Aim of the exercise
Skipping all pictures, set down the lines of the listing from the first through the one with "const pair = arr".

Dataset extract
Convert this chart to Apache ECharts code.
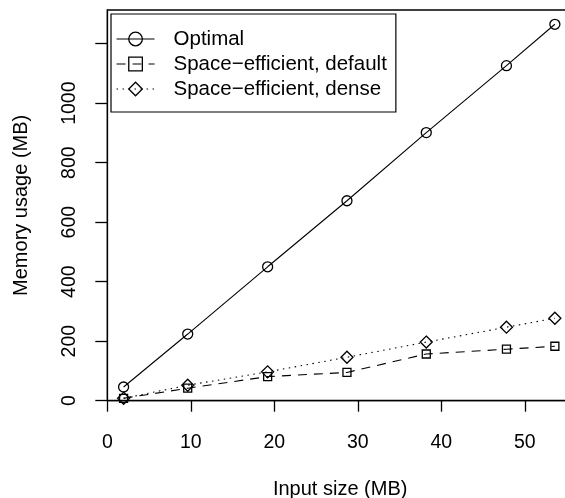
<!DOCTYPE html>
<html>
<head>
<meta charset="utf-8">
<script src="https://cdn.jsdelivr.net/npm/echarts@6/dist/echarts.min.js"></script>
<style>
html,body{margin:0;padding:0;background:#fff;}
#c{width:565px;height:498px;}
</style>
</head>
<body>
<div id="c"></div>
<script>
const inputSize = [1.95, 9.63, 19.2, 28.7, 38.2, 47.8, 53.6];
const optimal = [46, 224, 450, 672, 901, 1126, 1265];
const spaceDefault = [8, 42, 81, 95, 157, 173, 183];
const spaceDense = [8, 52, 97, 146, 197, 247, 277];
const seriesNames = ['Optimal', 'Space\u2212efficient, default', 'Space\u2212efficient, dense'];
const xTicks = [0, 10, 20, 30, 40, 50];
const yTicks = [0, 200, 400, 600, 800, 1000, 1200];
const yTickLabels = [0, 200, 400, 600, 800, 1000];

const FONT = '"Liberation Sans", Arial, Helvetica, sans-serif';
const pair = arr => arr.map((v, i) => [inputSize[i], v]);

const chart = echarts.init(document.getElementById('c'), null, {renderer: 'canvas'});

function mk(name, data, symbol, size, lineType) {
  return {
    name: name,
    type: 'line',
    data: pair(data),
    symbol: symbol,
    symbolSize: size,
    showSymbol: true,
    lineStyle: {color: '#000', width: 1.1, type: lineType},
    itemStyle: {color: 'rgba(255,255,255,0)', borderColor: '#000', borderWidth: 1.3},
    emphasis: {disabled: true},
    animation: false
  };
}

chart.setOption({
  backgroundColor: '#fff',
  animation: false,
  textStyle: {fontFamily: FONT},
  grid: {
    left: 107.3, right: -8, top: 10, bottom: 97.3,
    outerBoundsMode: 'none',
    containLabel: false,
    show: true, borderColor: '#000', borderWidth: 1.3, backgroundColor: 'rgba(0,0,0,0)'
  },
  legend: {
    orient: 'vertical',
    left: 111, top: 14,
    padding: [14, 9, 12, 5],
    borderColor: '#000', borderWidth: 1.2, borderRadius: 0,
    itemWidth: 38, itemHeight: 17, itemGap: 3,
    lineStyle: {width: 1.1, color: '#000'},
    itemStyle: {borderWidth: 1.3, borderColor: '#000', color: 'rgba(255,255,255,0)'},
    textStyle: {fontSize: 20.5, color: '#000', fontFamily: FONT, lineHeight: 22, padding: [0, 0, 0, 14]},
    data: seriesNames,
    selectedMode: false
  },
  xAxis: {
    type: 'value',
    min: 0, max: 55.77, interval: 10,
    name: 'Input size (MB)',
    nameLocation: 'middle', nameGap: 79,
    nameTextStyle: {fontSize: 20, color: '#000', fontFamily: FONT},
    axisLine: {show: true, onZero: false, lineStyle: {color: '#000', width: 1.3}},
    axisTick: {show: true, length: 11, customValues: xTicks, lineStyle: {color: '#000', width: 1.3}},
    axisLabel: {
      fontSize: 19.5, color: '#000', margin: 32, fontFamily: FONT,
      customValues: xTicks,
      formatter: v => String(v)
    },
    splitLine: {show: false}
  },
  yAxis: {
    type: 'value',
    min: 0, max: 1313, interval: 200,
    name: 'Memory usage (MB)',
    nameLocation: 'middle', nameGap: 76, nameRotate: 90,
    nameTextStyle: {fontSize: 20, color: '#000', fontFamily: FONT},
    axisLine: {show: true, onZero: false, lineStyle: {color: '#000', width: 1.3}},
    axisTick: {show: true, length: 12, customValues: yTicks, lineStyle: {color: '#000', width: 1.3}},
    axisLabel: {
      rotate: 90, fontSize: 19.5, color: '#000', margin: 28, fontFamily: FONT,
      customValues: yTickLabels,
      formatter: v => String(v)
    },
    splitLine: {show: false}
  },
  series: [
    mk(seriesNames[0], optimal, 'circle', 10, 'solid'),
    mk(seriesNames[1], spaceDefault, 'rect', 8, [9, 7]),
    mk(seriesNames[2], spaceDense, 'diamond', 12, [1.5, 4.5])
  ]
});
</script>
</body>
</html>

Problem solution
Convert this chart to Apache ECharts code.
<!DOCTYPE html>
<html>
<head>
<meta charset="utf-8">
<script src="https://cdn.jsdelivr.net/npm/echarts@6/dist/echarts.min.js"></script>
<style>
html,body{margin:0;padding:0;background:#fff;}
#c{width:565px;height:498px;}
</style>
</head>
<body>
<div id="c"></div>
<script>
const inputSize = [1.95, 9.63, 19.2, 28.7, 38.2, 47.8, 53.6];
const optimal = [46, 224, 450, 672, 901, 1126, 1265];
const spaceDefault = [8, 42, 81, 95, 157, 173, 183];
const spaceDense = [8, 52, 97, 146, 197, 247, 277];
const seriesNames = ['Optimal', 'Space\u2212efficient, default', 'Space\u2212efficient, dense'];
const xTicks = [0, 10, 20, 30, 40, 50];
const yTicks = [0, 200, 400, 600, 800, 1000, 1200];
const yTickLabels = [0, 200, 400, 600, 800, 1000];

const FONT = '"Liberation Sans", Arial, Helvetica, sans-serif';
const pair = arr => arr.map((v, i) => [inputSize[i], v]);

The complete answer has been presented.